• **Given problem**:
Locate the line that contains "Clone this chart in Apache ECharts." and the line that contains "2.98, 3.06, 3.14, 3.17];". Copy both of them exactly, together with every line between them, and no others.

--- start Supplied material ---

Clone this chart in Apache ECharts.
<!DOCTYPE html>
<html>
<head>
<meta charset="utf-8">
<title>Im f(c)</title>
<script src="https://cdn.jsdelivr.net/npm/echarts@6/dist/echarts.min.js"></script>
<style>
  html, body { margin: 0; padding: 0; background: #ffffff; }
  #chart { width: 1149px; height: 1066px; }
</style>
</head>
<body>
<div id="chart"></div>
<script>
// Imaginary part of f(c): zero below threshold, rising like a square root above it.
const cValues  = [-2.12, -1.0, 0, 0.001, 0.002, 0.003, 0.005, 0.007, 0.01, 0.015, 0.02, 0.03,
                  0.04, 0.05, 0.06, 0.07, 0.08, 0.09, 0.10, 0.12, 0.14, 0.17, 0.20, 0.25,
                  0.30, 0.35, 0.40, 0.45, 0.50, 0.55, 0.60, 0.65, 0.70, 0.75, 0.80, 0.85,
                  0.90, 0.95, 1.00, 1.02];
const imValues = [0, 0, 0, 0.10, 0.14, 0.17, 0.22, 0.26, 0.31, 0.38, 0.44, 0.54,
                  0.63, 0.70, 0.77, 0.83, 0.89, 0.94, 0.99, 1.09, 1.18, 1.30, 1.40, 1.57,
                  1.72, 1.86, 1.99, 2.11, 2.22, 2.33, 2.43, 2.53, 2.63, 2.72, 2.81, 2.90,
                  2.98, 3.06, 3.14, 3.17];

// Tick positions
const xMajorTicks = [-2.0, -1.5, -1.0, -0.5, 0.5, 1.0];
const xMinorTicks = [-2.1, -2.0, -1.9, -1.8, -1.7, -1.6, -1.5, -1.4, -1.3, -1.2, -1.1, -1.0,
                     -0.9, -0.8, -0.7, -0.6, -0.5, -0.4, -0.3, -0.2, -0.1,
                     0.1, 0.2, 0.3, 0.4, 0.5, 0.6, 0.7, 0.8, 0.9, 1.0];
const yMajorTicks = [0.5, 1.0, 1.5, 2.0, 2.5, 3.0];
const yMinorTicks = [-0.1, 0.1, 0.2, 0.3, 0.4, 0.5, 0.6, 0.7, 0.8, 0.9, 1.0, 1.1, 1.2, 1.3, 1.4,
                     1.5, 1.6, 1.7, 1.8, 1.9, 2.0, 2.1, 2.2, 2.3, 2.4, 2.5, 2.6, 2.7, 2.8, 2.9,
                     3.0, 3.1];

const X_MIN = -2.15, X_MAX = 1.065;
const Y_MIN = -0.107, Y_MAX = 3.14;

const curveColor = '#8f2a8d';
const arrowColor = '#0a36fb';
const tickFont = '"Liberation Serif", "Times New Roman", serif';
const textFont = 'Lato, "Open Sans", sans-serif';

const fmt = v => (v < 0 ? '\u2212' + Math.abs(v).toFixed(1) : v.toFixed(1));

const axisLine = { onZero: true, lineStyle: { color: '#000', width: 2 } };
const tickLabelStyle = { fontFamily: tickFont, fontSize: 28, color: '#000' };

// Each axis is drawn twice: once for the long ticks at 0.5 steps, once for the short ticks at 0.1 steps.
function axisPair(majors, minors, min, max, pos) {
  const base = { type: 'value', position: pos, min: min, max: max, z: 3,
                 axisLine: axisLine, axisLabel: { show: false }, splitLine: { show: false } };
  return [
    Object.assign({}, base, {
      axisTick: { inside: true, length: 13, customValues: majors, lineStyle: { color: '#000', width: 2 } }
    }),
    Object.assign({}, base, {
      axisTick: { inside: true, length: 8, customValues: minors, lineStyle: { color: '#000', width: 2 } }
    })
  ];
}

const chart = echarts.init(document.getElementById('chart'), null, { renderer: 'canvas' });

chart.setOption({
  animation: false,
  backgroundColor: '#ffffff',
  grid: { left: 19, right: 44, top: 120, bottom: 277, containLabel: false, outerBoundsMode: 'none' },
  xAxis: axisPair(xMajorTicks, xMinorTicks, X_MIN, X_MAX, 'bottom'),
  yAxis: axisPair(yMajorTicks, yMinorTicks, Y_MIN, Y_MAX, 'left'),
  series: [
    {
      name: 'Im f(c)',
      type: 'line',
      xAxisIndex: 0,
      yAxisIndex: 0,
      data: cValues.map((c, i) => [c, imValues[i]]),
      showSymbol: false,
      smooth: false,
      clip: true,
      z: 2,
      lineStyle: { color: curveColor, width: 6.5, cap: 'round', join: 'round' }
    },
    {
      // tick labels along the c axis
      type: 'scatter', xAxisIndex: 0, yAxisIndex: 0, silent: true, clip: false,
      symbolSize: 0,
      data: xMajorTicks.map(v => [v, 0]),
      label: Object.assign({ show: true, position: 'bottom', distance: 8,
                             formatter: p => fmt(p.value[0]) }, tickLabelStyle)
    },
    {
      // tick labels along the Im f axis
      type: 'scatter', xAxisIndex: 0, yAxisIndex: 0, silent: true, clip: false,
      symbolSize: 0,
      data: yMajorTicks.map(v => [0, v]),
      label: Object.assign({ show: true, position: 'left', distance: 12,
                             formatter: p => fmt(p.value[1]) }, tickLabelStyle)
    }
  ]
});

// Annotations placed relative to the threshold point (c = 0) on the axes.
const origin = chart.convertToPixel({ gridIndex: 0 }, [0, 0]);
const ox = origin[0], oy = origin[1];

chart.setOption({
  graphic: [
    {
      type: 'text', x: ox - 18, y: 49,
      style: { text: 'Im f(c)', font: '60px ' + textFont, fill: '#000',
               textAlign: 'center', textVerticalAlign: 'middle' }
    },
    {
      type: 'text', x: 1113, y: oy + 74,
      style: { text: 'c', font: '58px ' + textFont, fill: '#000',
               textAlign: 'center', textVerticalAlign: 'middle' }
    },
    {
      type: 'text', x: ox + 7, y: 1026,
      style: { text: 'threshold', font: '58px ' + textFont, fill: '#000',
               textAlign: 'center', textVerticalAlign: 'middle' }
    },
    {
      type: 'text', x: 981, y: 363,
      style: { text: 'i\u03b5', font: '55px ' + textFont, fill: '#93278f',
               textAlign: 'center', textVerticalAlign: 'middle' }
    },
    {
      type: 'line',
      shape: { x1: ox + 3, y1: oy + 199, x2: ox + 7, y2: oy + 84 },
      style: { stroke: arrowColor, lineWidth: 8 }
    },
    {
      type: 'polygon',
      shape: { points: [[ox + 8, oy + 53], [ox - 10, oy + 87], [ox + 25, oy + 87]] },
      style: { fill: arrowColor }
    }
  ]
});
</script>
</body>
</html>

--- end Supplied material ---
--- start Supplied material ---

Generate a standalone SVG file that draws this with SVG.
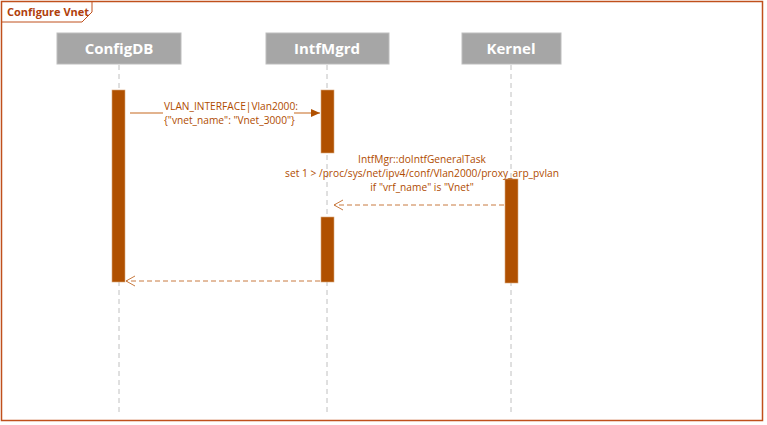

--- end Supplied material ---

• **Worked answer**:
Clone this chart in Apache ECharts.
<!DOCTYPE html>
<html>
<head>
<meta charset="utf-8">
<title>Im f(c)</title>
<script src="https://cdn.jsdelivr.net/npm/echarts@6/dist/echarts.min.js"></script>
<style>
  html, body { margin: 0; padding: 0; background: #ffffff; }
  #chart { width: 1149px; height: 1066px; }
</style>
</head>
<body>
<div id="chart"></div>
<script>
// Imaginary part of f(c): zero below threshold, rising like a square root above it.
const cValues  = [-2.12, -1.0, 0, 0.001, 0.002, 0.003, 0.005, 0.007, 0.01, 0.015, 0.02, 0.03,
                  0.04, 0.05, 0.06, 0.07, 0.08, 0.09, 0.10, 0.12, 0.14, 0.17, 0.20, 0.25,
                  0.30, 0.35, 0.40, 0.45, 0.50, 0.55, 0.60, 0.65, 0.70, 0.75, 0.80, 0.85,
                  0.90, 0.95, 1.00, 1.02];
const imValues = [0, 0, 0, 0.10, 0.14, 0.17, 0.22, 0.26, 0.31, 0.38, 0.44, 0.54,
                  0.63, 0.70, 0.77, 0.83, 0.89, 0.94, 0.99, 1.09, 1.18, 1.30, 1.40, 1.57,
                  1.72, 1.86, 1.99, 2.11, 2.22, 2.33, 2.43, 2.53, 2.63, 2.72, 2.81, 2.90,
                  2.98, 3.06, 3.14, 3.17];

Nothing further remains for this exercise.